Before you pull the plug, go to Security in your Instagram settings. Make sure you have a valid email address and phone number on file. Set a new, unique password. If you don't do this, you might find yourself in "Account Recovery Hell," which is a place from which few people return. Meta’s support is notoriously non-existent for free users.
Moving forward with a cleaner feed
Once you've successfully unlinked, take a moment to breathe. Your Instagram is yours again. Your Facebook can go back to being the place where you argue with your uncle about politics or check to see who died in your hometown.
To maintain this separation, you need to be careful about "Log in with Facebook" prompts on third-party websites. Every time you use Facebook to log into a new app—like Spotify or Tinder—it reinforces that data web. If you want to stay unlinked, start using "Sign in with Apple" or just good old-fashioned email and a password manager like 1Password or Bitwarden.
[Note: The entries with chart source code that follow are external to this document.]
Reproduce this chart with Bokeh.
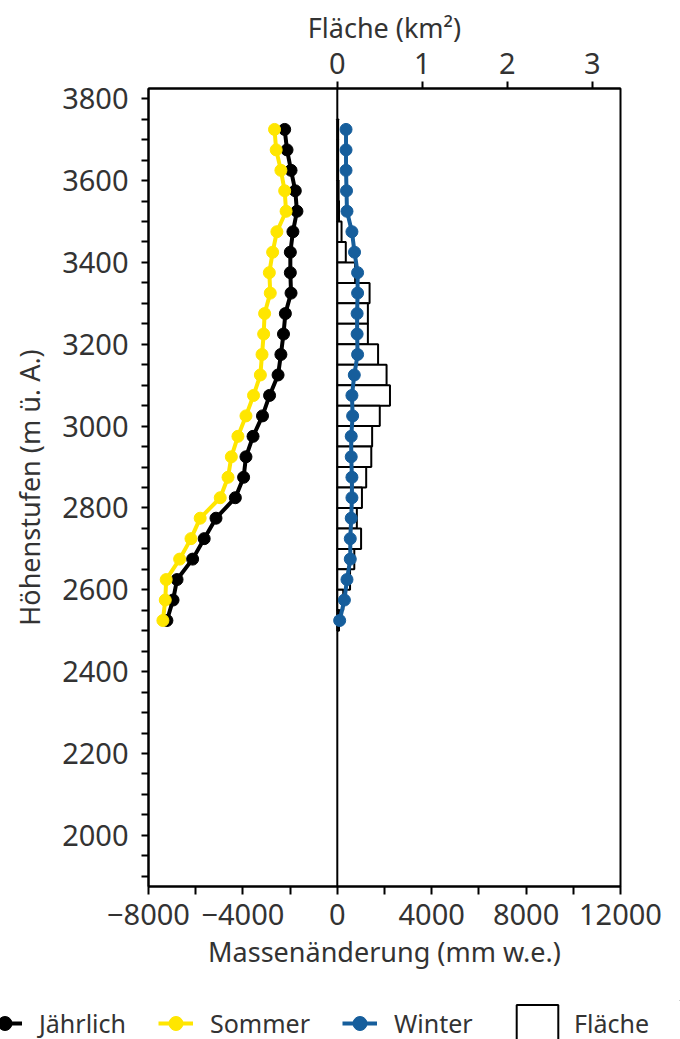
from bokeh.plotting import figure
from bokeh.models import (Range1d, LinearAxis, FixedTicker, Span, Legend,
                          LegendItem, ColumnDataSource)
from bokeh.embed import file_html
from bokeh.resources import INLINE

# ---------------- data ----------------
elevation = [3725, 3675, 3625, 3575, 3525, 3475, 3425, 3375, 3325, 3275, 3225,
             3175, 3125, 3075, 3025, 2975, 2925, 2875, 2825, 2775, 2725, 2675,
             2625, 2575, 2525]
jaehrlich = [-2230, -2130, -1960, -1780, -1710, -1880, -1990, -1990, -1960,
             -2200, -2280, -2390, -2510, -2870, -3170, -3570, -3870, -3970,
             -4320, -5140, -5640, -6130, -6790, -6960, -7220]
sommer = [-2660, -2590, -2390, -2230, -2170, -2560, -2740, -2880, -2840,
          -3080, -3120, -3190, -3260, -3550, -3870, -4210, -4490, -4630,
          -4960, -5810, -6200, -6680, -7250, -7290, -7390]
winter = [370, 370, 370, 390, 410, 620, 730, 860, 860, 840, 840, 860, 720,
          620, 650, 590, 590, 620, 620, 590, 550, 550, 410, 300, 100]
flaeche = [0.01, 0.01, 0.01, 0.015, 0.02, 0.05, 0.10, 0.21, 0.38, 0.36, 0.36,
           0.48, 0.58, 0.62, 0.50, 0.41, 0.40, 0.34, 0.29, 0.23, 0.28, 0.20,
           0.15, 0.07, 0.02]

mass_ticks = [-8000, -4000, 0, 4000, 8000, 12000]
mass_minor = [-6000, -2000, 2000, 6000, 10000]
elev_ticks = [2000, 2200, 2400, 2600, 2800, 3000, 3200, 3400, 3600, 3800]
area_ticks = [0, 1, 2, 3]
series_names = ["Jährlich", "Sommer", "Winter", "Fläche"]

FONT = "Noto Sans"
TXT = "#333333"
YELLOW = "#FFE600"
BLUE = "#165E9C"
MS = 12
LW = 4

p = figure(width=680, height=1000, output_backend="svg", toolbar_location=None,
           x_range=Range1d(-8000, 12000), y_range=Range1d(1875, 3825),
           min_border_left=148, min_border_right=60, min_border_top=88,
           min_border_bottom=114)
p.extra_x_ranges = {"area": Range1d(-8000 / 3600, 12000 / 3600)}
p.grid.visible = False
p.outline_line_color = "black"
p.outline_line_width = 2

src = ColumnDataSource(dict(elev=elevation, j=jaehrlich, s=sommer, w=winter,
                            a=flaeche))

zero = Span(location=0, dimension="height", line_color="black", line_width=2,
            level="underlay")
p.add_layout(zero)

p.hbar(y="elev", height=50, left=0, right="a", x_range_name="area",
       source=src, fill_color="white", line_color="black", line_width=2)

p.line("j", "elev", source=src, line_color="black", line_width=LW)
p.scatter("j", "elev", source=src, size=MS, fill_color="black",
          line_color="black")
p.line("s", "elev", source=src, line_color=YELLOW, line_width=LW)
p.scatter("s", "elev", source=src, size=MS, fill_color=YELLOW,
          line_color=YELLOW)
p.line("w", "elev", source=src, line_color=BLUE, line_width=LW)
p.scatter("w", "elev", source=src, size=MS, fill_color=BLUE,
          line_color=BLUE)


def style(ax, tick_out=7, standoff=10, label_standoff=10):
    ax.axis_line_color = "black"
    ax.axis_line_width = 2
    ax.major_tick_line_color = "black"
    ax.minor_tick_line_color = "black"
    ax.major_tick_line_width = 2
    ax.minor_tick_line_width = 2
    ax.major_tick_in = 0
    ax.minor_tick_in = 0
    ax.major_tick_out = tick_out
    ax.minor_tick_out = tick_out
    ax.major_label_text_font = FONT
    ax.major_label_text_font_size = "29px"
    ax.major_label_text_color = TXT
    ax.major_label_standoff = standoff
    ax.axis_label_text_font = FONT
    ax.axis_label_text_font_size = "27px"
    ax.axis_label_text_font_style = "normal"
    ax.axis_label_text_color = TXT
    ax.axis_label_standoff = label_standoff


xa = p.xaxis[0]
xa.ticker = FixedTicker(ticks=mass_ticks, minor_ticks=mass_minor)
xa.axis_label = "Massenänderung (mm w.e.)"
xa.major_label_overrides = {-8000: "\u22128000", -4000: "\u22124000"}
style(xa, tick_out=8, standoff=9, label_standoff=5)

ya = p.yaxis[0]
ya.ticker = FixedTicker(ticks=elev_ticks,
                        minor_ticks=[v for v in range(1900, 3826, 50)
                                     if v not in elev_ticks])
ya.axis_label = "Höhenstufen (m ü. A.)"
style(ya, tick_out=7, standoff=13, label_standoff=11)

top = LinearAxis(x_range_name="area", axis_label="Fläche (km²)",
                 ticker=FixedTicker(ticks=area_ticks, minor_ticks=[]))
style(top, tick_out=7, standoff=8, label_standoff=4)
p.add_layout(top, "above")

# ---------------- legend strip (separate root below the chart) ----------------
lg = figure(width=680, height=39, output_backend="svg", toolbar_location=None,
            x_range=Range1d(0, 1), y_range=Range1d(0, 1),
            min_border_left=0, min_border_right=0, min_border_top=0,
            min_border_bottom=0, x_axis_location=None, y_axis_location=None)
lg.grid.visible = False
lg.outline_line_color = None

# legend proxies: one row each, placed outside the visible range
proxy = ColumnDataSource(dict(x=[5], y=[5]))
items = []
for name, col in zip(series_names[:3], ["black", YELLOW, BLUE]):
    r1 = lg.line("x", "y", source=proxy, line_color=col, line_width=LW)
    r2 = lg.scatter("x", "y", source=proxy, size=MS, fill_color=col,
                    line_color=col)
    items.append(LegendItem(label=name, renderers=[r1, r2]))
rb = lg.hbar(y="y", height=1, left="x", right="x", source=proxy,
             fill_color="white", line_color="black", line_width=2)

leg1 = Legend(items=items, orientation="horizontal", location=(-13, -2),
              glyph_width=35, glyph_height=36, label_standoff=17, spacing=32,
              padding=0, margin=0, border_line_alpha=0,
              background_fill_alpha=0, label_text_font=FONT,
              label_text_font_size="25px", label_text_color=TXT)
leg2 = Legend(items=[LegendItem(label=series_names[3], renderers=[rb])],
              orientation="horizontal", location=(511, -7),
              glyph_width=52, glyph_height=46, label_standoff=11,
              padding=0, margin=0, border_line_alpha=0,
              background_fill_alpha=0, label_text_font=FONT,
              label_text_font_size="25px", label_text_color=TXT)
lg.add_layout(leg1)
lg.add_layout(leg2)

open("out.html", "w").write(file_html([p, lg], INLINE))
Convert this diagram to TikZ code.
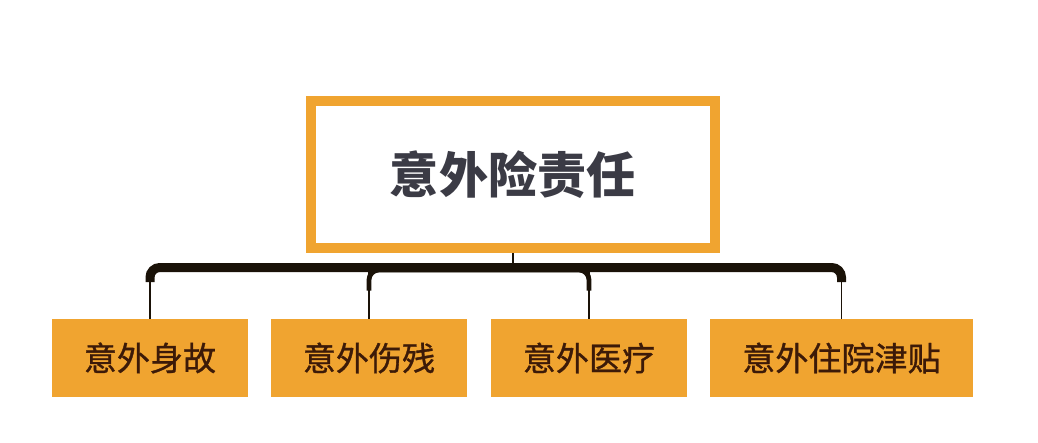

The goal here isn't just to stop cross-posting. It’s to stop being a "user" and start being a person with boundaries. Technology should serve you, not the other way around.
Final Actionable Steps:
- Verify your contact info: Ensure your Instagram has a standalone email and password before disconnecting.
- Check the Meta Accounts Center: Navigate to Settings > Accounts Center > Accounts to remove the link.
- Audit your Business Page: If you have a professional account, disconnect from the Facebook Page settings first.
- Reset Ad Interests: Manually clear your ad preferences to stop the algorithm from using old, linked data.